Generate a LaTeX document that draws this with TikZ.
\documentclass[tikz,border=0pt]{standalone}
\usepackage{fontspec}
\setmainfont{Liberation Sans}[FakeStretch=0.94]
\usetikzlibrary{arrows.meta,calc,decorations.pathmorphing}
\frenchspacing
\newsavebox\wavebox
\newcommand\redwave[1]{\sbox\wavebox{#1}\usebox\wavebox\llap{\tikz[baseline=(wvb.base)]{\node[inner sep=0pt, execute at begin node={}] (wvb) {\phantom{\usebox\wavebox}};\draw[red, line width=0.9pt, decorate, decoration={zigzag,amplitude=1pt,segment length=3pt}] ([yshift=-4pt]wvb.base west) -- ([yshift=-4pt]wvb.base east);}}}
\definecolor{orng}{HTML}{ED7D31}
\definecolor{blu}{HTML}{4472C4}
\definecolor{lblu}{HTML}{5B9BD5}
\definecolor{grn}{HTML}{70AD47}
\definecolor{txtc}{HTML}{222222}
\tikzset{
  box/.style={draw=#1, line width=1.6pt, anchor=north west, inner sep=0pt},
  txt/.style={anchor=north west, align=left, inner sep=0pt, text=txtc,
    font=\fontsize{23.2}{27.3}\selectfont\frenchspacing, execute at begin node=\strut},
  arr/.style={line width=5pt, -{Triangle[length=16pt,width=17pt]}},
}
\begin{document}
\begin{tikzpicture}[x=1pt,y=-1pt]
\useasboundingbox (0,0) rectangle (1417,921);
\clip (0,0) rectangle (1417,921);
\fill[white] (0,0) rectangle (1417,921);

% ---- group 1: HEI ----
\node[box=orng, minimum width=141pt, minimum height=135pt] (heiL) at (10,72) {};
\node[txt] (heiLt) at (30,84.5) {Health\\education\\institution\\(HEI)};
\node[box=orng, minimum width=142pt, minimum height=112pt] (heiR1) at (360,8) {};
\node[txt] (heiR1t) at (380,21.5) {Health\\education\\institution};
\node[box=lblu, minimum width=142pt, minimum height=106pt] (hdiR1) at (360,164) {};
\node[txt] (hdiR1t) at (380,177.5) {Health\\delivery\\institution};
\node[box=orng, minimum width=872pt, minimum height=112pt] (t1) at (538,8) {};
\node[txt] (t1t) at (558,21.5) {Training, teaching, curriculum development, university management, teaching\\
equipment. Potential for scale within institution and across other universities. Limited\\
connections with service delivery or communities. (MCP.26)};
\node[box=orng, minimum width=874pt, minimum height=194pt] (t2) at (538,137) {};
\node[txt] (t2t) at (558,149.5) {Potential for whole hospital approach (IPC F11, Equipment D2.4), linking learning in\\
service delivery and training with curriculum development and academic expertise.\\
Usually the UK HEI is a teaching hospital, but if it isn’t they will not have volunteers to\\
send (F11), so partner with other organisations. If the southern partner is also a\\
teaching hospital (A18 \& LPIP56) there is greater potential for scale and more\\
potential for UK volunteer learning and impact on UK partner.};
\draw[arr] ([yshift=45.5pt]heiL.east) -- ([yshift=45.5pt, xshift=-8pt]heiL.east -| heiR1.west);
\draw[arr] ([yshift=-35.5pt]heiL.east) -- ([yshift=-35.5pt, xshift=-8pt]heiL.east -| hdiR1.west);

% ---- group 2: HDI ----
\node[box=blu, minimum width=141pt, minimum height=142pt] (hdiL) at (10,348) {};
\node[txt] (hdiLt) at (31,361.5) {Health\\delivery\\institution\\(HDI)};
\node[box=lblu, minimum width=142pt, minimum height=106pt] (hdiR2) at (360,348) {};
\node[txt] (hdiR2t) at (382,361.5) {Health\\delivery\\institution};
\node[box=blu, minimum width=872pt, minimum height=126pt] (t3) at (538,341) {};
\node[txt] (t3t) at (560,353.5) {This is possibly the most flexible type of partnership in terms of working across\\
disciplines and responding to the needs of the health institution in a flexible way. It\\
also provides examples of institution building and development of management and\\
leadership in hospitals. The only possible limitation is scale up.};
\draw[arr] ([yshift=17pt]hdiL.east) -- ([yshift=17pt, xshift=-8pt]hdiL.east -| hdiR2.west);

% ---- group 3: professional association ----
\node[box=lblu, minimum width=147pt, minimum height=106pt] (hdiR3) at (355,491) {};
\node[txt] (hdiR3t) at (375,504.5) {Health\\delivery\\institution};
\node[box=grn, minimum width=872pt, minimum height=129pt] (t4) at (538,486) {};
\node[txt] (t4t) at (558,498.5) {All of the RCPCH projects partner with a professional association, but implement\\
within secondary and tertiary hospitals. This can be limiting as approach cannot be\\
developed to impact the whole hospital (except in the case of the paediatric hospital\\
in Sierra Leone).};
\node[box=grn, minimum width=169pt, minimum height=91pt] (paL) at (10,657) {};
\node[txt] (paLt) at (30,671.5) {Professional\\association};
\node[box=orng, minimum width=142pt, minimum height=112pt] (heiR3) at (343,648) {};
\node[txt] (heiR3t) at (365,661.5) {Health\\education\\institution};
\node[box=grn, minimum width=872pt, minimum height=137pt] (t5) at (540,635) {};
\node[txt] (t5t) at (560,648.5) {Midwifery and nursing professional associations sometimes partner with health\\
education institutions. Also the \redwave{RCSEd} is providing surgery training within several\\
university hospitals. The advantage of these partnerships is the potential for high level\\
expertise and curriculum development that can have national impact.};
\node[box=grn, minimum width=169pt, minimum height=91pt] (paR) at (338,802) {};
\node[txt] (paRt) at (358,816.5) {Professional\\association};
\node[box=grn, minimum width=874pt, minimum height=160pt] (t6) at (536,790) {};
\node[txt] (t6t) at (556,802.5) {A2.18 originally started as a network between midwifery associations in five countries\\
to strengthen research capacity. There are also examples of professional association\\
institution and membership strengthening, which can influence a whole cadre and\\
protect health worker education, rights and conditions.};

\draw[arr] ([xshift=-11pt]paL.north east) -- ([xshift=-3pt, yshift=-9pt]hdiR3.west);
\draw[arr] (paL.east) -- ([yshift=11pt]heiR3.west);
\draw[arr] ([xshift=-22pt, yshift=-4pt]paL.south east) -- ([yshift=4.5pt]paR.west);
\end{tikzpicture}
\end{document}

--------------------------------------------------

**Given task:** Which lines above hold the word "that"? Copy each of them.

**Answer to this exercise:**
Generate a LaTeX document that draws this with TikZ.
expertise and curriculum development that can have national impact.};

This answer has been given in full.